[Rows from a dataset of charts and code]
########

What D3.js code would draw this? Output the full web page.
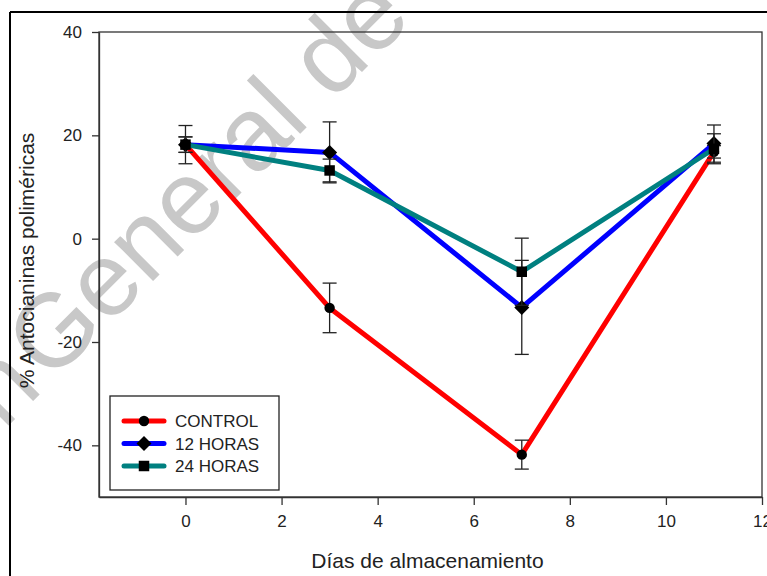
<!DOCTYPE html>
<html>
<head>
<meta charset="utf-8">
<script src="https://cdn.jsdelivr.net/npm/d3@7"></script>
<style>
html,body{margin:0;padding:0;background:#fff;}
svg{display:block;}
text{font-family:"Liberation Sans",Arial,sans-serif;}
</style>
</head>
<body>
<svg id="chart" width="767" height="576"></svg>
<script>
// ---- data ----
const days = [0, 3, 7, 11];
const seriesNames = ["CONTROL", "12 HORAS", "24 HORAS"];
const controlValues = [18.2, -13.4, -41.8, 16.8];
const controlErr = [3.7, 4.8, 2.8, 1.2];
const h12Values = [18.2, 16.7, -13.3, 18.4];
const h12Err = [1.5, 5.9, 9.1, 3.6];
const h24Values = [18.2, 13.2, -6.4, 17.4];
const h24Err = [1.5, 2.2, 6.5, 2.9];
const xTicks = [0, 2, 4, 6, 8, 10, 12];
const yTicks = [-40, -20, 0, 20, 40];
const seriesColors = ["#ff0000", "#0000ff", "#008080"];
const seriesSymbols = ["circle", "diamond", "square"];

const series = seriesNames.map((name, i) => ({
  name,
  values: [controlValues, h12Values, h24Values][i],
  err: [controlErr, h12Err, h24Err][i],
  color: seriesColors[i],
  symbol: seriesSymbols[i]
}));

const svg = d3.select("#chart");
const W = 767, H = 576;
const m = {left: 99, right: 762, top: 32, bottom: 497};

const x = d3.scaleLinear().domain([-1.8, 12]).range([m.left, m.right]);
const y = d3.scaleLinear().domain([-50, 40]).range([m.bottom, m.top]);
const fmt = d => String(d); // plain hyphen minus

// watermark (behind)
const wm = svg.append("g")
  .attr("transform", "translate(50,384) rotate(-45)")
  .attr("fill", "#c8c8c8")
  .style("font-size", "104px");
wm.append("text").attr("x", 0).attr("y", 0).attr("text-anchor", "start").text("General de Bibliotecas");
wm.append("text").attr("x", -8).attr("y", 0).attr("text-anchor", "end").text("Dirección");

// page frame
svg.append("line").attr("x1", 10).attr("x2", W).attr("y1", 12).attr("y2", 12)
  .attr("stroke", "#000").attr("stroke-width", 2);
svg.append("line").attr("x1", 10).attr("x2", 10).attr("y1", 12).attr("y2", H)
  .attr("stroke", "#000").attr("stroke-width", 2);

// plot frame
svg.append("rect").attr("x", m.left).attr("y", m.top)
  .attr("width", m.right - m.left).attr("height", m.bottom - m.top)
  .attr("fill", "none").attr("stroke", "#333").attr("stroke-width", 1.3);

// axes
const xAxis = svg.append("g").attr("transform", `translate(0,${m.bottom})`)
  .call(d3.axisBottom(x).tickValues(xTicks).tickSizeInner(8).tickSizeOuter(0).tickPadding(10).tickFormat(fmt));
const yAxis = svg.append("g").attr("transform", `translate(${m.left},0)`)
  .call(d3.axisLeft(y).tickValues(yTicks).tickSizeInner(7).tickSizeOuter(0).tickPadding(10).tickFormat(fmt));
[xAxis, yAxis].forEach(a => {
  a.select(".domain").attr("stroke", "#333").attr("stroke-width", 1.3);
  a.selectAll(".tick line").attr("stroke", "#333").attr("stroke-width", 1.3);
  a.selectAll(".tick text").attr("fill", "#222").style("font-size", "17px")
   .style("font-family", '"Liberation Sans",Arial,sans-serif');
});

// axis titles
svg.append("text").attr("x", (m.left + m.right) / 2 - 3).attr("y", 568)
  .attr("text-anchor", "middle").attr("fill", "#222").style("font-size", "21px")
  .text("Días de almacenamiento");
svg.append("text").attr("transform", `translate(34,${(m.top + m.bottom) / 2 - 4}) rotate(-90)`)
  .attr("text-anchor", "middle").attr("fill", "#222").style("font-size", "21px")
  .text("% Antocianinas poliméricas");

function symbolPath(kind) {
  if (kind === "circle") return d3.symbol().type(d3.symbolCircle).size(85)();
  if (kind === "square") return d3.symbol().type(d3.symbolSquare).size(110)();
  const r = 7.5;
  return `M0,${-r}L${r},0L0,${r}L${-r},0Z`;
}

const line = d3.line().x((d, i) => x(days[i])).y(d => y(d));

series.forEach(s => {
  const g = svg.append("g");
  g.append("path").datum(s.values).attr("d", line)
    .attr("fill", "none").attr("stroke", s.color).attr("stroke-width", 5)
    .attr("stroke-linejoin", "round").attr("stroke-linecap", "round");
  // error bars
  days.forEach((dv, i) => {
    const cx = x(dv), lo = y(s.values[i] - s.err[i]), hi = y(s.values[i] + s.err[i]);
    g.append("line").attr("x1", cx).attr("x2", cx).attr("y1", lo).attr("y2", hi)
      .attr("stroke", "#222").attr("stroke-width", 1.3);
    [lo, hi].forEach(yy => g.append("line").attr("x1", cx - 7).attr("x2", cx + 7)
      .attr("y1", yy).attr("y2", yy).attr("stroke", "#222").attr("stroke-width", 1.3));
  });
  g.selectAll("path.sym").data(s.values).enter().append("path").attr("class", "sym")
    .attr("d", symbolPath(s.symbol))
    .attr("transform", (d, i) => `translate(${x(days[i])},${y(d)})`)
    .attr("fill", "#000");
});

// legend
const lg = svg.append("g");
lg.append("rect").attr("x", 110).attr("y", 396).attr("width", 169).attr("height", 94)
  .attr("fill", "#fff").attr("stroke", "#222").attr("stroke-width", 1.3);
series.forEach((s, i) => {
  const ly = 421 + i * 22.5;
  lg.append("line").attr("x1", 124).attr("x2", 164).attr("y1", ly).attr("y2", ly)
    .attr("stroke", s.color).attr("stroke-width", 5).attr("stroke-linecap", "round");
  lg.append("path").attr("d", symbolPath(s.symbol))
    .attr("transform", `translate(144,${ly})`).attr("fill", "#000");
  lg.append("text").attr("x", 175).attr("y", ly + 6).attr("fill", "#222")
    .style("font-size", "17px").text(s.name);
});
</script>
</body>
</html>
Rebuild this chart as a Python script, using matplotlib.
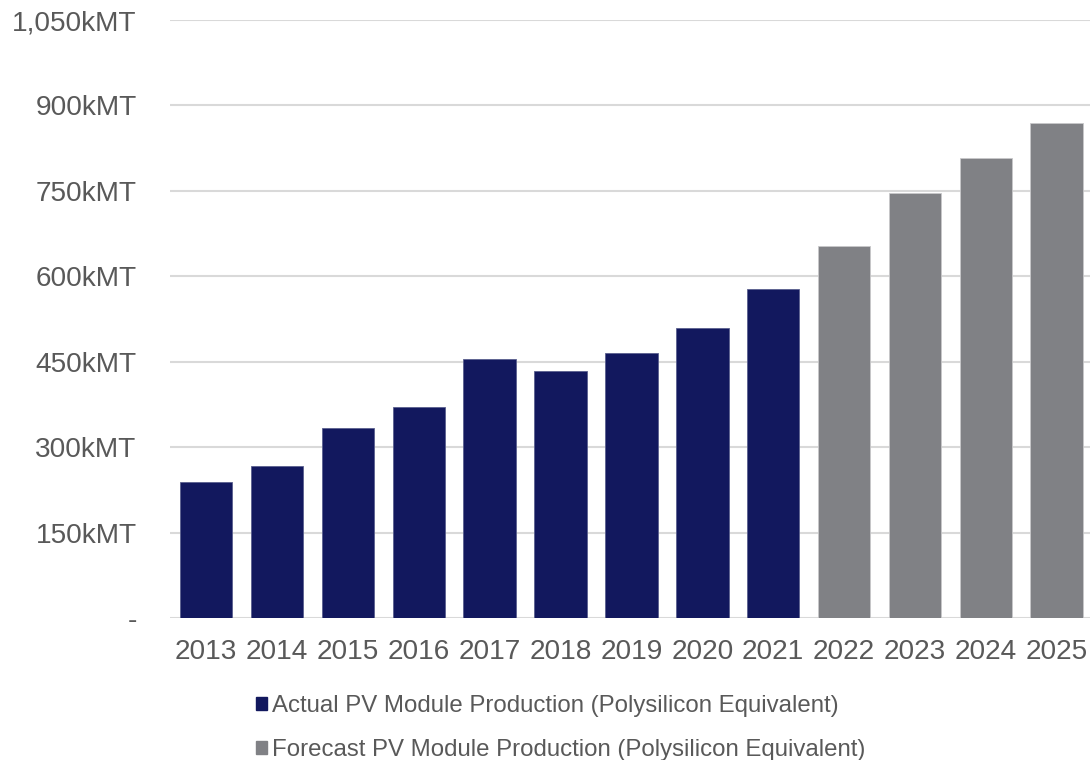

########

PROBLEM REQUIREMENTS ::
Repeat the material above in full and exactly, apart from the pictures.

PROBLEM SOLUTION ::
What D3.js code would draw this? Output the full web page.
<!DOCTYPE html>
<html>
<head>
<meta charset="utf-8">
<script src="https://cdn.jsdelivr.net/npm/d3@7"></script>
<style>
html,body{margin:0;padding:0;background:#fff;}
svg{display:block;}
text{font-family:"Liberation Sans",Arial,sans-serif;}
</style>
</head>
<body>
<svg id="chart" width="767" height="576"></svg>
<script>
// ---- data ----
const days = [0, 3, 7, 11];
const seriesNames = ["CONTROL", "12 HORAS", "24 HORAS"];
const controlValues = [18.2, -13.4, -41.8, 16.8];
const controlErr = [3.7, 4.8, 2.8, 1.2];
const h12Values = [18.2, 16.7, -13.3, 18.4];
const h12Err = [1.5, 5.9, 9.1, 3.6];
const h24Values = [18.2, 13.2, -6.4, 17.4];
const h24Err = [1.5, 2.2, 6.5, 2.9];
const xTicks = [0, 2, 4, 6, 8, 10, 12];
const yTicks = [-40, -20, 0, 20, 40];
const seriesColors = ["#ff0000", "#0000ff", "#008080"];
const seriesSymbols = ["circle", "diamond", "square"];

const series = seriesNames.map((name, i) => ({
  name,
  values: [controlValues, h12Values, h24Values][i],
  err: [controlErr, h12Err, h24Err][i],
  color: seriesColors[i],
  symbol: seriesSymbols[i]
}));

const svg = d3.select("#chart");
const W = 767, H = 576;
const m = {left: 99, right: 762, top: 32, bottom: 497};

const x = d3.scaleLinear().domain([-1.8, 12]).range([m.left, m.right]);
const y = d3.scaleLinear().domain([-50, 40]).range([m.bottom, m.top]);
const fmt = d => String(d); // plain hyphen minus

// watermark (behind)
const wm = svg.append("g")
  .attr("transform", "translate(50,384) rotate(-45)")
  .attr("fill", "#c8c8c8")
  .style("font-size", "104px");
wm.append("text").attr("x", 0).attr("y", 0).attr("text-anchor", "start").text("General de Bibliotecas");
wm.append("text").attr("x", -8).attr("y", 0).attr("text-anchor", "end").text("Dirección");

// page frame
svg.append("line").attr("x1", 10).attr("x2", W).attr("y1", 12).attr("y2", 12)
  .attr("stroke", "#000").attr("stroke-width", 2);
svg.append("line").attr("x1", 10).attr("x2", 10).attr("y1", 12).attr("y2", H)
  .attr("stroke", "#000").attr("stroke-width", 2);

// plot frame
svg.append("rect").attr("x", m.left).attr("y", m.top)
  .attr("width", m.right - m.left).attr("height", m.bottom - m.top)
  .attr("fill", "none").attr("stroke", "#333").attr("stroke-width", 1.3);

// axes
const xAxis = svg.append("g").attr("transform", `translate(0,${m.bottom})`)
  .call(d3.axisBottom(x).tickValues(xTicks).tickSizeInner(8).tickSizeOuter(0).tickPadding(10).tickFormat(fmt));
const yAxis = svg.append("g").attr("transform", `translate(${m.left},0)`)
  .call(d3.axisLeft(y).tickValues(yTicks).tickSizeInner(7).tickSizeOuter(0).tickPadding(10).tickFormat(fmt));
[xAxis, yAxis].forEach(a => {
  a.select(".domain").attr("stroke", "#333").attr("stroke-width", 1.3);
  a.selectAll(".tick line").attr("stroke", "#333").attr("stroke-width", 1.3);
  a.selectAll(".tick text").attr("fill", "#222").style("font-size", "17px")
   .style("font-family", '"Liberation Sans",Arial,sans-serif');
});

// axis titles
svg.append("text").attr("x", (m.left + m.right) / 2 - 3).attr("y", 568)
  .attr("text-anchor", "middle").attr("fill", "#222").style("font-size", "21px")
  .text("Días de almacenamiento");
svg.append("text").attr("transform", `translate(34,${(m.top + m.bottom) / 2 - 4}) rotate(-90)`)
  .attr("text-anchor", "middle").attr("fill", "#222").style("font-size", "21px")
  .text("% Antocianinas poliméricas");

function symbolPath(kind) {
  if (kind === "circle") return d3.symbol().type(d3.symbolCircle).size(85)();
  if (kind === "square") return d3.symbol().type(d3.symbolSquare).size(110)();
  const r = 7.5;
  return `M0,${-r}L${r},0L0,${r}L${-r},0Z`;
}

const line = d3.line().x((d, i) => x(days[i])).y(d => y(d));

series.forEach(s => {
  const g = svg.append("g");
  g.append("path").datum(s.values).attr("d", line)
    .attr("fill", "none").attr("stroke", s.color).attr("stroke-width", 5)
    .attr("stroke-linejoin", "round").attr("stroke-linecap", "round");
  // error bars
  days.forEach((dv, i) => {
    const cx = x(dv), lo = y(s.values[i] - s.err[i]), hi = y(s.values[i] + s.err[i]);
    g.append("line").attr("x1", cx).attr("x2", cx).attr("y1", lo).attr("y2", hi)
      .attr("stroke", "#222").attr("stroke-width", 1.3);
    [lo, hi].forEach(yy => g.append("line").attr("x1", cx - 7).attr("x2", cx + 7)
      .attr("y1", yy).attr("y2", yy).attr("stroke", "#222").attr("stroke-width", 1.3));
  });
  g.selectAll("path.sym").data(s.values).enter().append("path").attr("class", "sym")
    .attr("d", symbolPath(s.symbol))
    .attr("transform", (d, i) => `translate(${x(days[i])},${y(d)})`)
    .attr("fill", "#000");
});

// legend
const lg = svg.append("g");
lg.append("rect").attr("x", 110).attr("y", 396).attr("width", 169).attr("height", 94)
  .attr("fill", "#fff").attr("stroke", "#222").attr("stroke-width", 1.3);
series.forEach((s, i) => {
  const ly = 421 + i * 22.5;
  lg.append("line").attr("x1", 124).attr("x2", 164).attr("y1", ly).attr("y2", ly)
    .attr("stroke", s.color).attr("stroke-width", 5).attr("stroke-linecap", "round");
  lg.append("path").attr("d", symbolPath(s.symbol))
    .attr("transform", `translate(144,${ly})`).attr("fill", "#000");
  lg.append("text").attr("x", 175).attr("y", ly + 6).attr("fill", "#222")
    .style("font-size", "17px").text(s.name);
});
</script>
</body>
</html>
Rebuild this chart as a Python script, using matplotlib.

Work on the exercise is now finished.